Robert Katz concluded with this thought: “His characters… I absolutely love the way he mixes extreme violence with humanity, which creates a deep rooting interest for his characters, whether they are good, bad or evil. The good: Aldo Rain in Inglourious Basterds or Django in Django Unchained. The bad: Pulp Fiction, when Vincent Vega and Jules Winnfield are having a fun conversation about life and what Big Macs are called in France on the way to a hit or in the diner, trying to calm Bunny and get her to drop her gun. Both very human moments born from very bad but highly likable characters. They are charming and intelligent. They have a point of view and something to say. We get to know them in ways we don’t know too many bad guys – and sometimes, we even root for these “bad” guys.

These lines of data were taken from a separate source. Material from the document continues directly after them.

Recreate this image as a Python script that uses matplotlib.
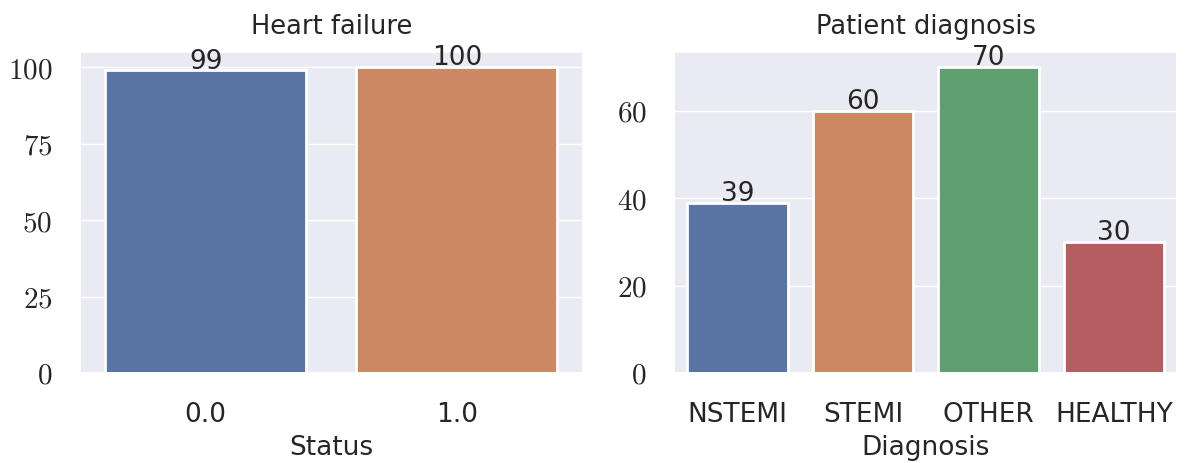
import matplotlib
matplotlib.use("Agg")
import matplotlib.pyplot as plt
import seaborn as sns
from matplotlib.ticker import FuncFormatter

# data
status_labels = ["0.0", "1.0"]
status_counts = [99, 100]
diag_labels = ["NSTEMI", "STEMI", "OTHER", "HEALTHY"]
diag_counts = [39, 60, 70, 30]

sns.set_theme(style="darkgrid")
plt.rcParams["font.family"] = ["DejaVu Sans"]
plt.rcParams["mathtext.fontset"] = "cm"

palette = [sns.desaturate(c, 0.75) for c in sns.color_palette("deep", 4)]
fs = 19

fig, (ax1, ax2) = plt.subplots(1, 2, figsize=(11.89, 4.63), dpi=100)
fig.subplots_adjust(left=0.0673, right=0.9899, bottom=0.1944, top=0.8877, wspace=0.183)

int_fmt = FuncFormatter(lambda v, p: r"$%d$" % v)


def draw(ax, labels, counts, title, xlabel, yticks):
    x = range(len(labels))
    bars = ax.bar(x, counts, width=0.8, color=palette[:len(labels)],
                  edgecolor="white", linewidth=2)
    ax.bar_label(bars, labels=[str(c) for c in counts], fontsize=fs,
                 padding=-3, color="#262626")
    ax.set_xticks(list(x))
    ax.set_xticklabels(labels, fontsize=fs)
    ax.set_xlim(-0.5, len(labels) - 0.5)
    ax.set_yticks(yticks)
    ax.yaxis.set_major_formatter(int_fmt)
    ax.tick_params(axis="y", labelsize=21, pad=14)
    ax.tick_params(axis="x", pad=15)
    ax.grid(axis="x", visible=False)
    ax.set_title(title, fontsize=18.5, pad=13)
    ax.set_xlabel(xlabel, fontsize=fs, labelpad=5)
    ax.set_ylabel("")
    ax.margins(y=0.05)


draw(ax1, status_labels, status_counts, "Heart failure", "Status", [0, 25, 50, 75, 100])
draw(ax2, diag_labels, diag_counts, "Patient diagnosis", "Diagnosis", [0, 20, 40, 60])

fig.savefig("out.png", dpi=100)
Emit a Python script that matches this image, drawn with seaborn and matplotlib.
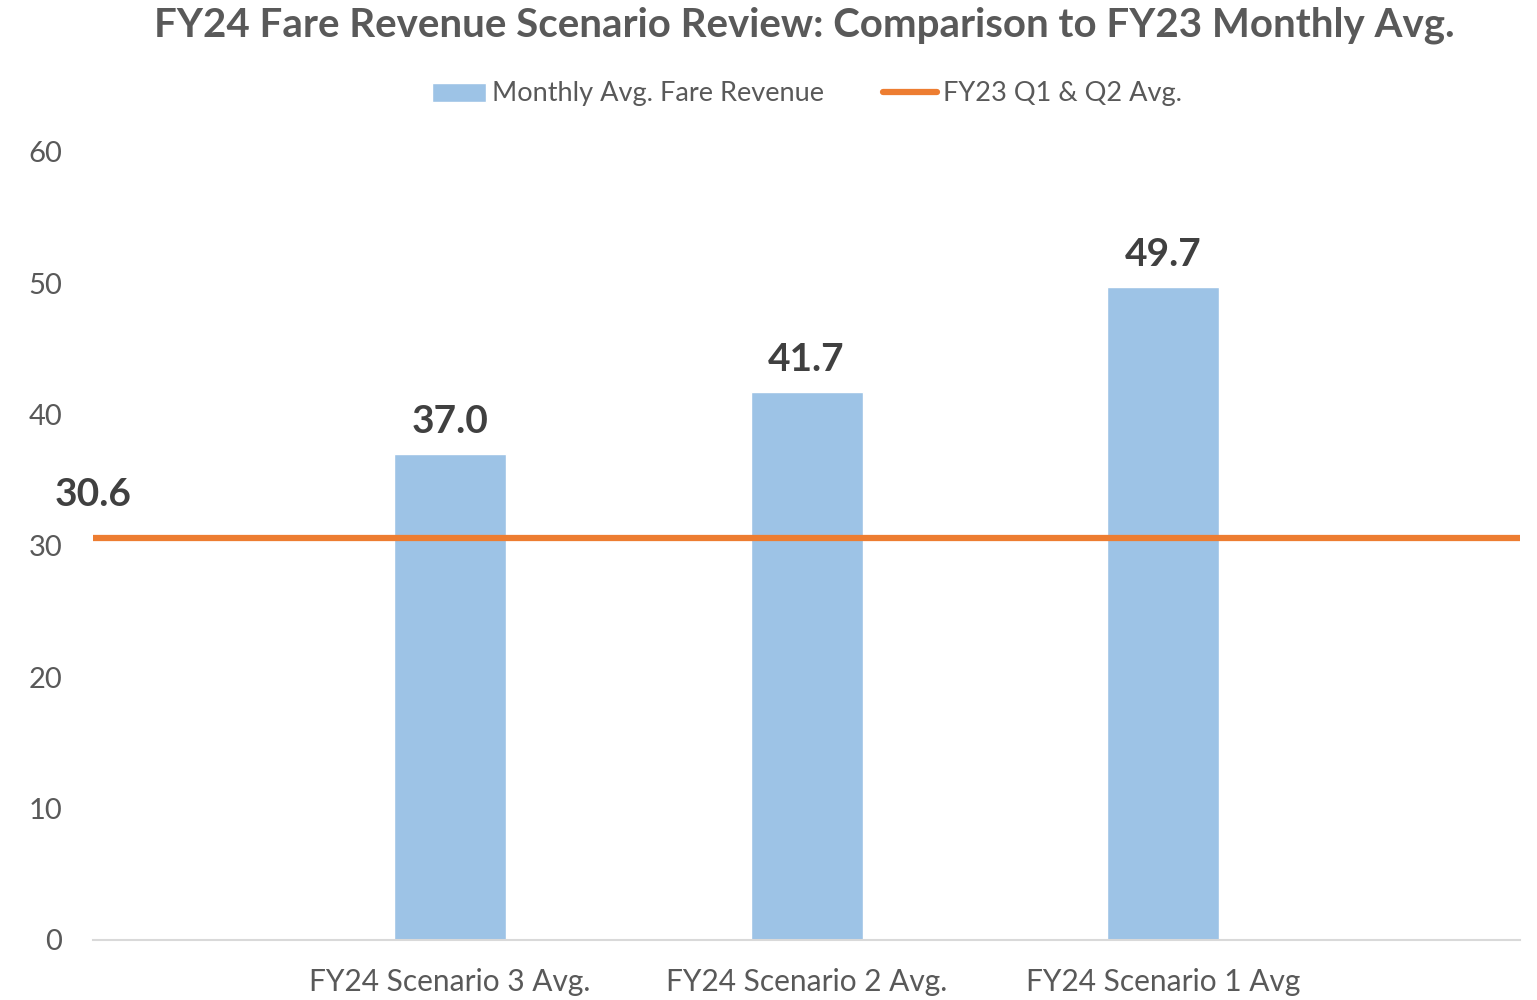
import matplotlib.pyplot as plt
import pandas as pd
import seaborn as sns
from matplotlib.patches import Patch
from matplotlib.lines import Line2D

# Data
scenarios = ['FY24 Scenario 3 Avg.', 'FY24 Scenario 2 Avg.', 'FY24 Scenario 1 Avg']
revenue = [37.0, 41.7, 49.7]
fy23_avg = 30.6
y_ticks = [0, 10, 20, 30, 40, 50, 60]

bar_color = '#9DC3E6'
line_color = '#ED7D31'
text_color = '#595959'
dark_text = '#404040'

sns.set_theme(style='white')
plt.rcParams['font.family'] = ['Lato', 'DejaVu Sans']

df = pd.DataFrame({'scenario': scenarios, 'revenue': revenue})

fig = plt.figure(figsize=(15.37, 10), dpi=100)
ax = fig.add_axes([0.0605, 0.06, 0.9285, 0.788])

sns.barplot(data=df, x='scenario', y='revenue', order=scenarios,
            color=bar_color, saturation=1, width=0.314, ax=ax)
ax.axhline(fy23_avg, color=line_color, linewidth=4.5, zorder=3)

ax.set_xlim(-1, 3)
ax.set_ylim(0, 60)
ax.set_yticks(y_ticks)
ax.set_xlabel('')
ax.set_ylabel('')

# Data labels
for i, v in enumerate(revenue):
    ax.annotate(f'{v:.1f}', (i, v), xytext=(0, 11), textcoords='offset points',
                ha='center', va='bottom', fontsize=28, fontweight='bold', color=dark_text)
ax.annotate(f'{fy23_avg:.1f}', (-1, fy23_avg), xytext=(0, 19), textcoords='offset points',
            ha='center', va='bottom', fontsize=28, fontweight='bold', color=dark_text)

# Styling
for s in ['top', 'right', 'left']:
    ax.spines[s].set_visible(False)
ax.spines['bottom'].set_color('#D9D9D9')
ax.spines['bottom'].set_linewidth(1.5)
ax.tick_params(axis='y', labelsize=21, labelcolor=text_color, length=0, pad=22)
ax.tick_params(axis='x', labelsize=21.5, labelcolor=text_color, length=0, pad=20)
for lbl in ax.get_yticklabels():
    lbl.set_horizontalalignment('right')

fig.suptitle('FY24 Fare Revenue Scenario Review: Comparison to FY23 Monthly Avg.',
             x=0.523, y=0.994, fontsize=29, fontweight='bold', color=text_color)

handles = [Patch(facecolor=bar_color, label='Monthly Avg. Fare Revenue'),
           Line2D([0], [0], color=line_color, linewidth=4.5, label='FY23 Q1 & Q2 Avg.')]
fig.legend(handles=handles, loc='center', bbox_to_anchor=(0.525, 0.906), ncol=2,
           frameon=False, fontsize=19.5, labelcolor=text_color, handlelength=2.0,
           handletextpad=0.2, columnspacing=2.2)

fig.savefig('out.png', dpi=100)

Then there’s the other side, evil: Colonel Hans Landa in the opening scene of Inglourious Basterds, humanity and violence mixed together in a scene filled with so much tension, it is hard to breathe. I think it’s also important to point out the presence of his unwavering confidence, which I believe comes from knowing his story and its characters inside out, which is present in each of his films, even his very first. And finally, it’s all formed and perfectly executed in outrageous but authentic dialogue, and endlessly sustained by exacting control of tone and escalating tension, which he uses like sharp weapons throughout his story.”